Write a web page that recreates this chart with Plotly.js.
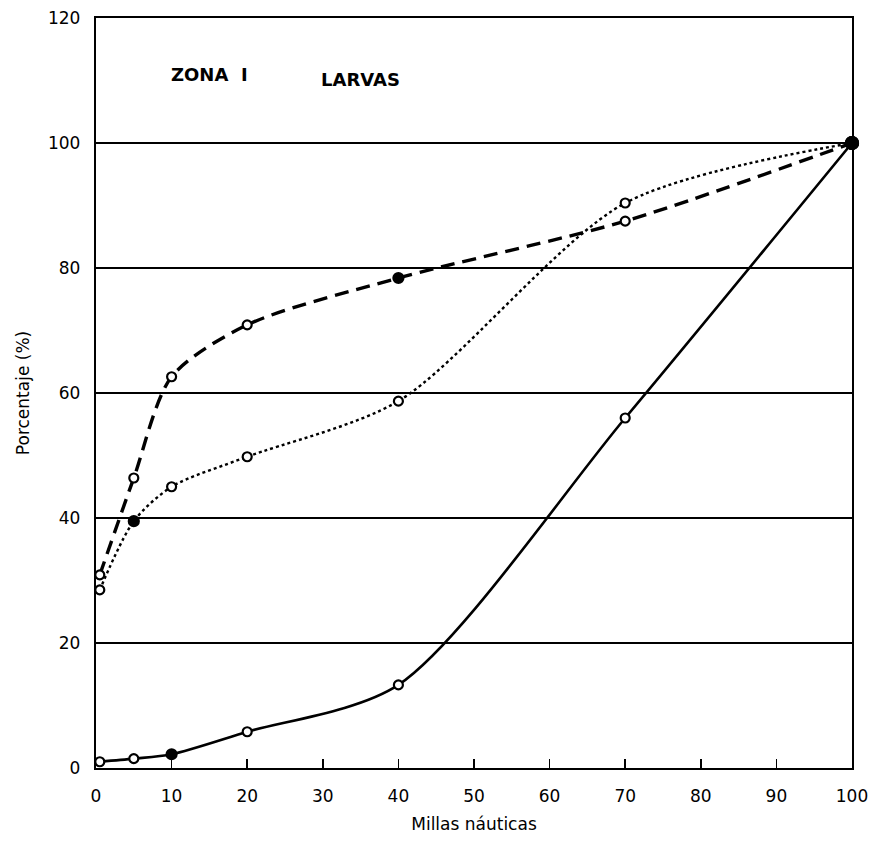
<!DOCTYPE html>
<html>
<head>
<meta charset="utf-8">
<script src="https://cdn.plot.ly/plotly-3.0.1.min.js"></script>
<style>html,body{margin:0;padding:0;background:#fff;}#chart{width:878px;height:845px;}</style>
</head>
<body>
<div id="chart"></div>
<script>
// Data
const millas = [0.5, 5, 10, 20, 40, 70, 100];
const solidVals  = [1.0, 1.5, 2.2, 5.8, 13.3, 56.0, 100];
const dashedVals = [30.9, 46.4, 62.6, 70.9, 78.4, 87.5, 100];
const dottedVals = [28.5, 39.5, 45.0, 49.8, 58.7, 90.4, 100];
// which points are drawn filled (true) vs open circle (false)
const solidFilled  = [false, false, true, false, false, false, true];
const dashedFilled = [false, false, false, false, true, false, true];
const dottedFilled = [false, true, false, false, false, false, true];
const xTicks = [0, 10, 20, 30, 40, 50, 60, 70, 80, 90, 100];
const yTicks = [0, 20, 40, 60, 80, 100, 120];

function fills(arr){ return arr.map(f => f ? '#000000' : '#ffffff'); }
function sizes(arr){ return arr.map((f,i) => (i === arr.length-1) ? 12 : (f ? 10 : 9)); }

function series(y, filled, dash, width){
  return {
    x: millas, y: y, type: 'scatter', mode: 'lines+markers',
    line: {color: '#000', width: width, dash: dash, shape: 'spline', smoothing: 0.8},
    marker: {symbol: 'circle', size: sizes(filled), color: fills(filled), opacity: 1,
             line: {color: '#000000', width: 2.2}},
    opacity: 1,
    cliponaxis: false, showlegend: false, hoverinfo: 'skip'
  };
}

const data = [
  series(dottedVals, dottedFilled, 'dot', 2.4),
  series(dashedVals, dashedFilled, '14px,8px', 3.4),
  series(solidVals, solidFilled, 'solid', 2.6)
];

const fam = 'DejaVu Sans, sans-serif';
const tickFont = {family: fam, size: 17, color: '#000'};

const layout = {
  width: 878, height: 845,
  margin: {l: 96, r: 26, t: 18, b: 77},
  paper_bgcolor: '#fff', plot_bgcolor: '#fff',
  showlegend: false,
  xaxis: {
    range: [0, 100], tickvals: xTicks, ticktext: xTicks.map(String),
    ticks: 'inside', ticklen: 9, tickwidth: 1.5, tickcolor: '#000',
    showgrid: false, zeroline: false,
    showline: true, linecolor: '#000', linewidth: 2.2, mirror: true,
    tickfont: tickFont, ticklabelstandoff: 11,
    title: {text: 'Millas náuticas', font: {family: fam, size: 17, color: '#000'}, standoff: 14}
  },
  yaxis: {
    range: [0, 120], tickvals: yTicks, ticktext: yTicks.map(String),
    ticks: '', showgrid: true, gridcolor: '#000', gridwidth: 2,
    zeroline: false,
    showline: true, linecolor: '#000', linewidth: 2.2, mirror: true,
    tickfont: tickFont, ticklabelstandoff: 10,
    title: {text: 'Porcentaje (%)', font: {family: fam, size: 17, color: '#000'}, standoff: 14}
  },
  annotations: [
    {xref: 'paper', yref: 'paper', x: 0.097, y: 0.925, xanchor: 'left', yanchor: 'middle',
     text: '<b>ZONA  I</b>', showarrow: false,
     font: {family: fam, size: 18, color: '#000'}},
    {xref: 'paper', yref: 'paper', x: 0.295, y: 0.918, xanchor: 'left', yanchor: 'middle',
     text: '<b>LARVAS</b>', showarrow: false,
     font: {family: fam, size: 18, color: '#000'}}
  ]
};

Plotly.newPlot('chart', data, layout, {staticPlot: true, displayModeBar: false});
</script>
</body>
</html>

> _THE EXERCISE_
Select and copy each line from the data that includes the word "chart".

> _RESULT OF THE EXERCISE_
Write a web page that recreates this chart with Plotly.js.
<style>html,body{margin:0;padding:0;background:#fff;}#chart{width:878px;height:845px;}</style>
<div id="chart"></div>
Plotly.newPlot('chart', data, layout, {staticPlot: true, displayModeBar: false});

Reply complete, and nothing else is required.